Just when you thought the World Cup final halftime show couldn't get any more stacked, it might be about to get a Bieber Fever injection. The show, set to run roughly 11 minutes in true Super Bowl fashion, already reads like a fantasy festival lineup, Shakira making her triumphant return to a World Cup stage after years away, Madonna bringing her Queen of Pop credentials, and BTS showing up to remind everyone they run the internet. Now word is Justin Bieber wants in too.
According to TMZ and a chorus of entertainment outlets who picked up the story, FIFA is in talks to add Bieber to the July 19 spectacle at MetLife Stadium in New Jersey, rebranded for the tournament as New York New Jersey Stadium (because apparently even stadiums need a World Cup glow up). Coldplay's Chris Martin is curating the show, Global Citizen is producing it, and the whole thing is raising money for the FIFA Global Citizen Education Fund, so somewhere in between the pop spectacle there is actually a good cause tucked in.
Football's Halftime Show Habit Is Getting Serious
European football purists used to roll their eyes at the very idea of a halftime concert, treating it as an American import that had no business anywhere near the beautiful game. That resistance has quietly crumbled. Halftime shows keep showing up at major finals, and they keep getting bigger, to the point where skipping the concert now feels like skipping the fireworks.
And Bieber, it turns out, has been warming up for this moment for a while, and not just vocally. He has picked up serious goodwill among Israeli fans in recent years. As Srugim has reported, he has repeatedly spotlighted Israeli singer Nati Livyan on his Instagram, handing him a genuinely global stage. He also once shared a photo of a Hebrew tattoo belonging to music producer Carter Lang, a post that quietly set off a small firestorm among pro-Palestinian commentators online.
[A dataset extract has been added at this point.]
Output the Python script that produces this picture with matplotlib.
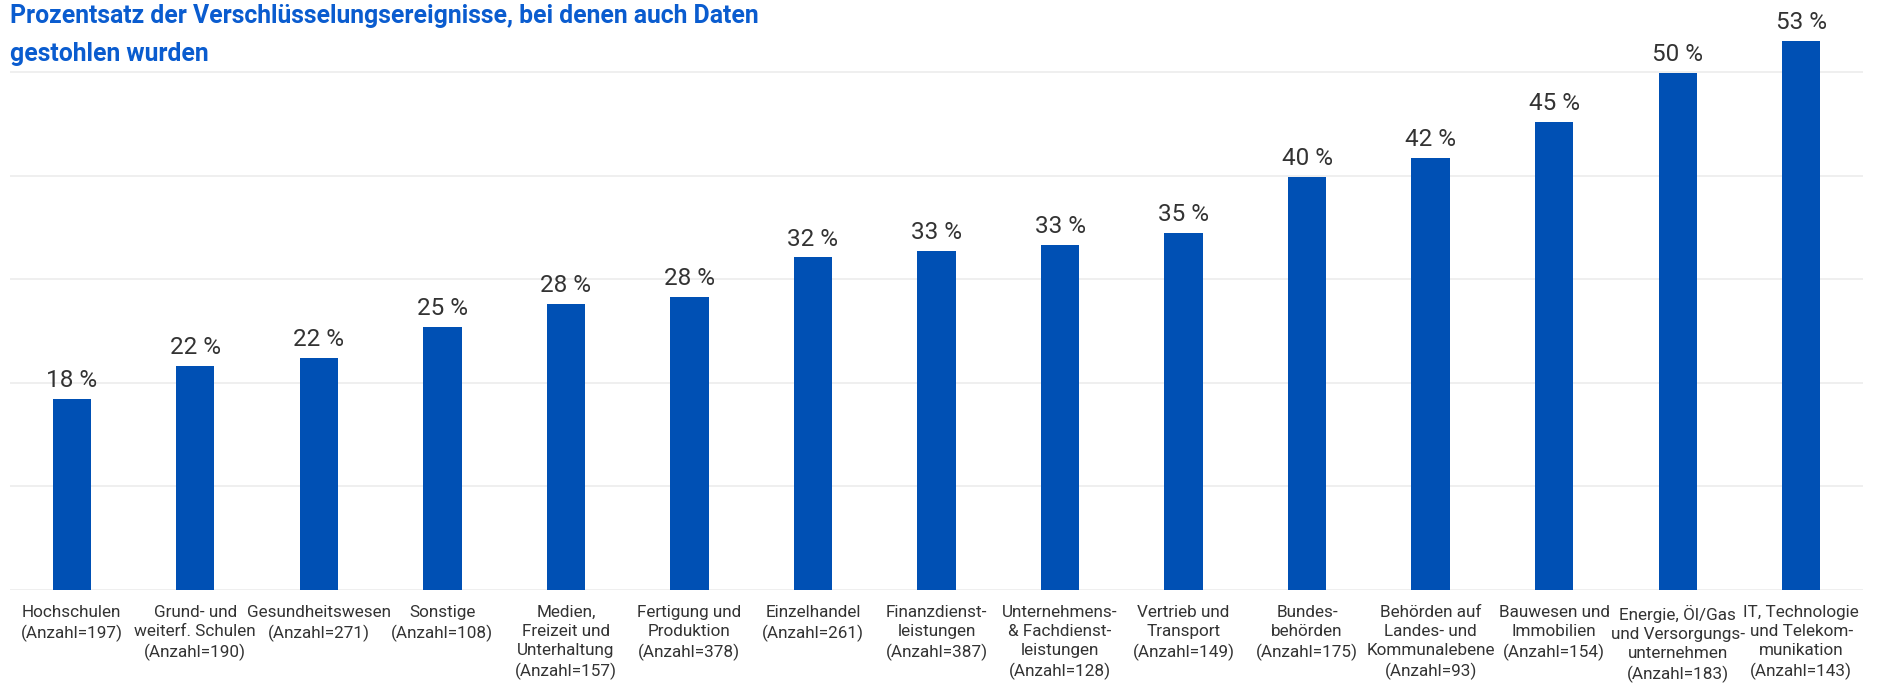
import matplotlib
matplotlib.use("Agg")
import matplotlib.pyplot as plt

plt.rcParams['font.family'] = ['Roboto', 'DejaVu Sans']

categories = [
    "Hochschulen\n(Anzahl=197)",
    "Grund- und\nweiterf. Schulen\n(Anzahl=190)",
    "Gesundheitswesen\n(Anzahl=271)",
    "Sonstige\n(Anzahl=108)",
    "Medien,\nFreizeit und\nUnterhaltung\n(Anzahl=157)",
    "Fertigung und\nProduktion\n(Anzahl=378)",
    "Einzelhandel\n(Anzahl=261)",
    "Finanzdienst-\nleistungen\n(Anzahl=387)",
    "Unternehmens-\n& Fachdienst-\nleistungen\n(Anzahl=128)",
    "Vertrieb und\nTransport\n(Anzahl=149)",
    "Bundes-\nbehörden\n(Anzahl=175)",
    "Behörden auf\nLandes- und\nKommunalebene\n(Anzahl=93)",
    "Bauwesen und\nImmobilien\n(Anzahl=154)",
    "Energie, Öl/Gas\nund Versorgungs-\nunternehmen\n(Anzahl=183)",
    "IT, Technologie\nund Telekom-\nmunikation\n(Anzahl=143)",
]
values = [18.4, 21.6, 22.4, 25.4, 27.6, 28.3, 32.1, 32.7, 33.3, 34.5, 39.9, 41.7, 45.2, 49.9, 53.0]
value_labels = ["18 %", "22 %", "22 %", "25 %", "28 %", "28 %", "32 %", "33 %", "33 %",
                "35 %", "40 %", "42 %", "45 %", "50 %", "53 %"]
title = "Prozentsatz der Verschlüsselungsereignisse, bei denen auch Daten\ngestohlen wurden"

W, H = 1883, 685
fig = plt.figure(figsize=(W / 100, H / 100), dpi=100)
ax = fig.add_axes([10 / W, 1 - 590 / H, 1853 / W, 590 / H])

x = list(range(len(values)))
ax.bar(x, values, width=0.31, color="#0050B4", zorder=3)
ax.set_xlim(-0.5, len(values) - 0.5)
ax.set_ylim(0, 56.95)

for v in [0, 10, 20, 30, 40, 50]:
    ax.axhline(v, color="#ececec", lw=1.2, zorder=1)

for xi, v, lab in zip(x, values, value_labels):
    ax.annotate(lab, (xi, v), xytext=(0, 5), textcoords="offset points",
                ha="center", va="bottom", fontsize=17.5, color="#333333")

ax.set_xticks(x)
ax.set_xticklabels(categories, fontsize=12.3, color="#333333", linespacing=1.32, va="top")
ax.tick_params(axis="x", length=0, pad=11)
ax.set_yticks([])
for s in ax.spines.values():
    s.set_visible(False)

fig.text(10 / W, 1 - 4 / H, title, ha="left", va="top", fontsize=17.8,
         fontweight="bold", color="#0A5CCF", linespacing=1.75)

fig.savefig("out.png", dpi=100)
He has also been circling the tournament itself all month. Bieber and Hailey Bieber turned up at the Inglewood opening ceremony, where he reportedly slipped in a surprise intimate performance for VIP guests, the kind of low-key flex that apparently got FIFA thinking bigger.
Nothing is signed yet. No confirmation from Bieber's camp, none from FIFA either. But if the talks land where insiders say they're headed, the World Cup final will not just crown a champion, it will hand out one of the most talked about halftime shows in music history.